Before you even realised what on earth was happening, Argentina was already on another attack, this time orchestrated (unsurprisingly) by Messi, as he slipped past a few Egyptians to find the perfect weighted ball. As the ball moved away from the goal, it seemed like destiny’s favourite child wasn’t destined for another date with destiny.
But within milliseconds, he was on it, pouncing on the loose ball like it was his prey. It wasn’t so much the goal but the movement, the vision to find the only gap available between the defender and the goalkeeper, and the fierce timing that sent the ball flying and the roof rattling down.
It wasn’t Atlanta anymore; it was Avellaneda, it was Aguilares, it was Alta Gracia, it was Arrecifes, and every other Argentine city that starts with the letter ‘A’. And for Messi, he wasn’t calm anymore; he jumped and let out an uncharacteristic roar that reverberated inside the arena, which turned itself into a war zone.
You knew that the script was supposed to end in a very stark manner, and a 39-year-old ideally shouldn’t have had any say in the final proceedings of an encounter in 2026.
This wasn’t Argentina and Messi; it was Argentina for Messi; the players ran, jumped, and hula-hooped themselves to find Messi.

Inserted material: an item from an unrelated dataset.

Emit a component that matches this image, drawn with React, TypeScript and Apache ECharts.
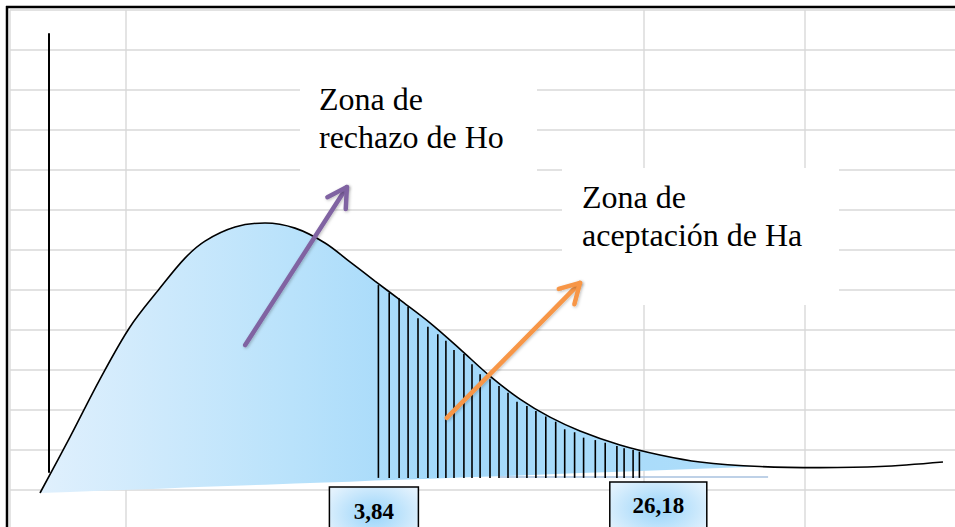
import React, { useEffect, useRef } from "react";
import * as echarts from "echarts";

// ---- data (abstract chart units: x along the distribution, y = density) ----
const curveX = [-1, 2.33, 5.67, 9.0, 12.33, 15.11, 17.33, 20.67, 24.0, 27.33, 30.67, 33.44, 36.22, 39.0, 42.33, 45.67, 49.0, 52.33, 55.67, 59.0, 63.44, 67.89, 72.33, 79.0, 85.67, 92.33, 99.33];
const curveY = [0, 20.7, 42.2, 61.5, 75.9, 87.0, 93.3, 98.5, 100.0, 98.1, 92.6, 85.6, 78.5, 71.5, 63.0, 53.3, 43.3, 34.8, 28.1, 23.0, 17.8, 14.1, 11.5, 9.8, 9.4, 9.8, 11.5];
// lower edge of the shaded area (first 24 curve points)
const fillFloor = [0, 0.4, 0.8, 1.2, 1.6, 2.0, 2.3, 2.7, 3.1, 3.5, 3.9, 4.2, 4.6, 4.9, 5.3, 5.7, 6.1, 6.5, 6.9, 7.4, 7.9, 8.4, 9.0, 9.8];

const hatchX = [36.6, 37.8, 38.9, 39.9, 41.0, 42.1, 43.2, 44.1, 45.0, 46.1, 47.0, 47.9, 49.0, 50.0, 51.0, 52.0, 53.1, 54.1, 55.2, 56.3, 57.3, 58.4, 59.4, 60.7, 61.8, 63.1, 63.9, 64.9, 65.6];
const hatchTop = [77.0, 74.2, 72.1, 69.0, 64.7, 61.6, 58.8, 56.4, 53.0, 51.5, 47.7, 44.0, 42.1, 39.6, 37.1, 33.8, 32.2, 30.4, 28.3, 26.4, 23.6, 22.5, 20.5, 19.6, 18.6, 17.4, 16.6, 15.9, 15.3];
const hatchFloor = 5.6;

const edgeX = [50.1, 79.9];
const edgeY = [5.9, 5.9];

const criticalLabels = ["3,84", "26,18"];
const criticalX = [36.1, 67.7];
const criticalTop = [2.2, 4.1];

const zoneLabels = [
  ["Zona de", "rechazo de Ho"],
  ["Zona de", "aceptación de Ha"],
];

const arrowTail = [
  [21.8, 54.8],
  [44.2, 27.8],
];
const arrowTip = [
  [33.1, 113.3],
  [59.0, 77.8],
];

// ---- styles / layout ----
const arrowColors = ["#8064A2", "#F79646"];
const boxWidths = [89, 97];
const sheetCols = [10, 126, 644, 805];
const sheetRows = [10, 50, 90, 130, 170, 210, 250, 290, 330, 370, 410, 450, 490];
const SERIF = "Times New Roman, Liberation Serif, serif";

export default function App() {
  const ref = useRef<HTMLDivElement>(null);

  useEffect(() => {
    if (!ref.current) return;
    const chart = echarts.init(ref.current, undefined, { renderer: "svg" });

    const gridLineStyle = { stroke: "#D9D9D9", lineWidth: 1.4 };
    const graphics: any[] = [];
    sheetRows.forEach((y) =>
      graphics.push({ type: "line", z: 0, silent: true, shape: { x1: 10, y1: y, x2: 955, y2: y }, style: gridLineStyle })
    );
    sheetCols.forEach((x) =>
      graphics.push({ type: "line", z: 0, silent: true, shape: { x1: x, y1: 10, x2: x, y2: 527 }, style: gridLineStyle })
    );
    // white text boxes
    graphics.push({ type: "rect", z: 1, shape: { x: 300, y: 60, width: 237, height: 128 }, style: { fill: "#fff" } });
    graphics.push({ type: "rect", z: 1, shape: { x: 562, y: 168, width: 277, height: 137 }, style: { fill: "#fff" } });
    const zoneTextStyle = { fontFamily: SERIF, fontSize: 32, fill: "#000", lineHeight: 38 };
    graphics.push({
      type: "text", z: 1, x: 319, y: 80,
      style: { ...zoneTextStyle, text: zoneLabels[0].join("\n") },
    });
    graphics.push({
      type: "text", z: 1, x: 582, y: 178,
      style: { ...zoneTextStyle, text: zoneLabels[1].join("\n") },
    });
    // frame
    graphics.push({ type: "line", z: 1, shape: { x1: 6, y1: 7, x2: 955, y2: 7 }, style: { stroke: "#000", lineWidth: 2.5 } });
    graphics.push({ type: "line", z: 1, shape: { x1: 7, y1: 6, x2: 7, y2: 527 }, style: { stroke: "#000", lineWidth: 2.5 } });

    const fillGradient = new echarts.graphic.LinearGradient(0, 0, 1, 0, [
      { offset: 0, color: "#E0F0FD" },
      { offset: 0.35, color: "#B9E2FB" },
      { offset: 0.55, color: "#A2D8FA" },
      { offset: 1, color: "#AFDEFA" },
    ]);

    const SMOOTH = 0.33;

    const option: any = {
      animation: false,
      backgroundColor: "#fff",
      grid: [
        { left: 40, right: 6, top: 7, bottom: 34 },
        { left: 49, top: 34, bottom: 55, width: 20 },
      ],
      xAxis: [
        { type: "value", min: -1, max: 100, show: false },
        { type: "value", gridIndex: 1, min: 0, max: 1, show: false },
      ],
      yAxis: [
        { type: "value", min: 0, max: 180, show: false },
        {
          type: "value", gridIndex: 1, min: 0, max: 1,
          axisLine: { show: true, onZero: false, lineStyle: { color: "#000", width: 2 } },
          axisTick: { show: false }, axisLabel: { show: false }, splitLine: { show: false },
        },
      ],
      graphic: { elements: graphics },
      series: [
        {
          // columns: [value, x] so that stacking happens on the y dimension
          type: "line", name: "floor", stack: "fill", symbol: "none", silent: true, z: 2,
          data: fillFloor.map((v, i) => [v, curveX[i]]),
          encode: { x: 1, y: 0 },
          lineStyle: { width: 0, opacity: 0 },
        },
        {
          type: "line", name: "fill", stack: "fill", symbol: "none", silent: true, z: 2, smooth: SMOOTH,
          data: fillFloor.map((v, i) => [curveY[i] - v, curveX[i]]),
          encode: { x: 1, y: 0 },
          lineStyle: { width: 0, opacity: 0 },
          areaStyle: { color: fillGradient, opacity: 1 },
        },
        {
          type: "line", name: "edge", symbol: "none", silent: true, z: 2,
          data: edgeX.map((x, i) => [x, edgeY[i]]),
          lineStyle: { color: "#A9C2DF", width: 1.5 },
        },
        {
          type: "custom", name: "hatch", z: 3, silent: true,
          data: hatchX.map((x, i) => [x, hatchTop[i], hatchFloor]),
          encode: { x: 0, y: [1, 2] },
          renderItem: (_p: any, api: any) => {
            const a = api.coord([api.value(0), api.value(1)]);
            const b = api.coord([api.value(0), api.value(2)]);
            return {
              type: "line",
              shape: { x1: a[0], y1: a[1], x2: b[0], y2: b[1] },
              style: { stroke: "#000", lineWidth: 1.6, fill: "none" },
            };
          },
        },
        {
          type: "line", name: "curve", symbol: "none", silent: true, z: 4, smooth: SMOOTH,
          data: curveX.map((x, i) => [x, curveY[i]]),
          lineStyle: { color: "#000", width: 1.6 },
        },
        {
          type: "custom", name: "arrows", z: 6, silent: true,
          data: arrowTail.map((t, i) => [t[0], t[1], arrowTip[i][0], arrowTip[i][1]]),
          encode: { x: [0, 2], y: [1, 3] },
          renderItem: (params: any, api: any) => {
            const a = api.coord([api.value(0), api.value(1)]);
            const b = api.coord([api.value(2), api.value(3)]);
            const ang = Math.atan2(a[1] - b[1], a[0] - b[0]);
            const len = 22;
            const spread = 0.52;
            const color = arrowColors[params.dataIndex];
            const st = {
              stroke: color, lineWidth: 4.5, lineCap: "round", lineJoin: "round", fill: "none",
              shadowBlur: 3, shadowColor: "rgba(0,0,0,0.25)", shadowOffsetX: 1, shadowOffsetY: 1,
            };
            return {
              type: "group",
              children: [
                { type: "line", shape: { x1: a[0], y1: a[1], x2: b[0], y2: b[1] }, style: st },
                {
                  type: "polyline",
                  shape: {
                    points: [
                      [b[0] + len * Math.cos(ang + spread), b[1] + len * Math.sin(ang + spread)],
                      [b[0], b[1]],
                      [b[0] + len * Math.cos(ang - spread), b[1] + len * Math.sin(ang - spread)],
                    ],
                  },
                  style: st,
                },
              ],
            };
          },
        },
        {
          type: "custom", name: "critical", z: 7, silent: true, clip: false,
          data: criticalX.map((x, i) => [x, criticalTop[i]]),
          encode: { x: 0, y: 1 },
          renderItem: (params: any, api: any) => {
            const p = api.coord([api.value(0), api.value(1)]);
            const w = boxWidths[params.dataIndex];
            const grad = new echarts.graphic.RadialGradient(0.5, 0.45, 0.6, [
              { offset: 0, color: "#98D4FA" },
              { offset: 1, color: "#E3F2FD" },
            ]);
            return {
              type: "group",
              children: [
                {
                  type: "rect",
                  shape: { x: p[0] - w / 2, y: p[1], width: w, height: 60 },
                  style: { fill: grad, stroke: "#000", lineWidth: 1.5 },
                },
                {
                  type: "text",
                  x: p[0],
                  y: p[1] + 24,
                  style: {
                    text: criticalLabels[params.dataIndex],
                    fontFamily: SERIF,
                    fontSize: 23,
                    fontWeight: "bold",
                    fill: "#000",
                    align: "center",
                    verticalAlign: "middle",
                  },
                },
              ],
            };
          },
        },
      ],
    };

    chart.setOption(option);
    return () => chart.dispose();
  }, []);

  return (
    <div
      ref={ref}
      style={{ position: "absolute", left: 0, top: 0, width: 955, height: 527, background: "#fff" }}
    />
  );
}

He wasn’t a storyteller anymore; he was answering prayers, not just for the 30-odd Argentinians under a fancy roof called the dugout but for thousands sitting with bated breath in Atlanta and the millions back home, who were all doing one thing in unison: praying. Praying that their god of football heard them at least once and fulfilled another wish of theirs.

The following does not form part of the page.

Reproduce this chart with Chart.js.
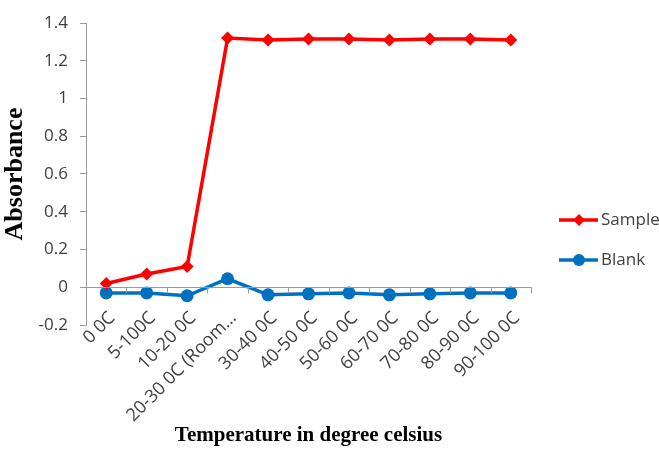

When Enzo Fernandez flung himself in mid-air to swerve the ball like it was straight out of another episode of Galactik football, you knew that the prayers were answered. As cruel as fate would have it for Egypt, and its journey of 70 amazing minutes in Atlanta, it was on its way out of the FIFA World Cup.
All it had done was anger Argentina’s god of football.
As the referee blew the final whistle and signalled the end of a footballing war, it seemed like 2016 all over again, a missed penalty, Messi crying his heart out after the final whistle.
Some footballers score goals. Some win trophies. Lionel Messi does that both and more. He gives millions a reason to believe. Once again, their prayers were answered.